Key takeaways
- Europe’s green, digital, industrial and defence ambitions require annual funding flows well above historical levels.
- European banks’ profitability has improved since 2022, but structural gaps with US peers remain.
- Banking Union, capital markets integration and a balanced prudential framework are central to strengthening Europe’s financial sovereignty.
In a recent publication, BNP Paribas’ Economic Research department explores the role of banking competitiveness in European sovereignty. As the energy transition, reindustrialisation, digital transformation, innovation and defence will all require significant financing flows in the coming years, the European Commission’s recent consultation on the banking sector’s competitiveness points to the need for a banking system that can finance these ambitions. Completing the Banking Union, advancing capital market integration, and ensuring a balanced prudential framework will be key.
Why does banking competitiveness matter for European sovereignty?
According to BNP Paribas’ Economic Research department, with banks providing nearly three-quarters of all financing in the EU, their ability to lend and compete internationally is central to Europe’s ability to fund its strategic ambitions.
The author observes that without strong European banks able to increase their financing capacity, Europe would rely more heavily on non-European financial institutions, which already expanded their foothold across various investment‑banking segments.
While significant progress has already been made in banks’ ability to address the rise in funding needs, advancement is needed in adapting prudential requirements to new challenges and increasing capital markets integration, as highlighted in the Letta and Draghi reports.
European profitability stronger, but gap with US banks remains
BNP Paribas Economic Research notes that the normalisation of rates since 2022 has contributed to the profitability of major European banks, although disparity with US banks remains due to their greater reliance on markets, meaning higher commission income and lower capital consumption. This gives US banks greater capacity to finance growth and invest in new businesses.
Chart 1: Comparative Profitability of Major European Banks and US Banks

The author also points out that European banks’ average price-to-book ratio exceeded 1 in 2025 for the first time since 2010, suggesting that expected returns now cover investors’ cost of capital.
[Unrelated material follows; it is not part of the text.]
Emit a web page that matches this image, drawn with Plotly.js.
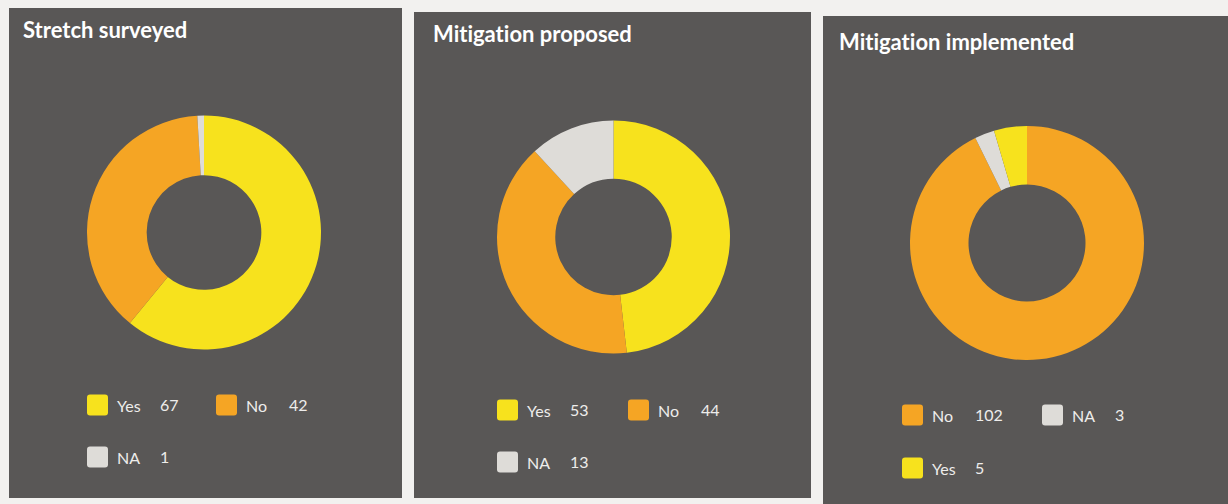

Yet US banks continue to benefit from stronger valuations.
Chart 2: Comparative Equity Valuations of Major European and US Banks

Prudential framework must remain balanced
The author highlights the EU’s strengthened banking framework since the global financial crisis, with Basel III transposition, the reduction of variability between internal models and the final Basel III package adoption, particularly the output floor from 2025. However, the author notes that while European banks are among the best capitalised and most closely supervised, he points to the importance of calibration in light of the BIS’s work suggesting that beyond the current level of CET1 ratios, gains in financial stability from a further increase in capital requirements are modest, while the costs in terms of financing capacity remain considerable.

❝ Striking the right balance is now crucial to maintain the soundness of the European banking system without hampering potential growth. ❞
Reducing fragmentation to unlock financing capacity
European banking competitiveness is constrained by the unfinished Banking Union according to the author, especially the absence of a common European liquidity framework for resolution. He notes that such fragmentation limits economies of scale, raises funding costs, restricts flows and hinders cross-border consolidation, creating uneven financing conditions across countries.
Greater capital markets integration would improve risk-sharing and strengthen financial stability, according to the author. Additionally, the revival of securitisation could support by freeing up bank capital for new lending, while a clearer and more predictable regulatory framework would reduce uncertainty.
Strengthening European banks in investment banking
BNP Paribas Economic Research notes that the region’s economy will increasingly depend on banking intermediation, but that more integrated capital markets would improve allocation of savings in the EU and drive availability of finance.
By postponing, in early June 2026, the implementation of the FRTB to 1 January 2030, the European Commission aims not to introduce a competitive disadvantage, as this overhaul of capital requirements relating to the trading book is not yet enforced by either the United States or the United Kingdom.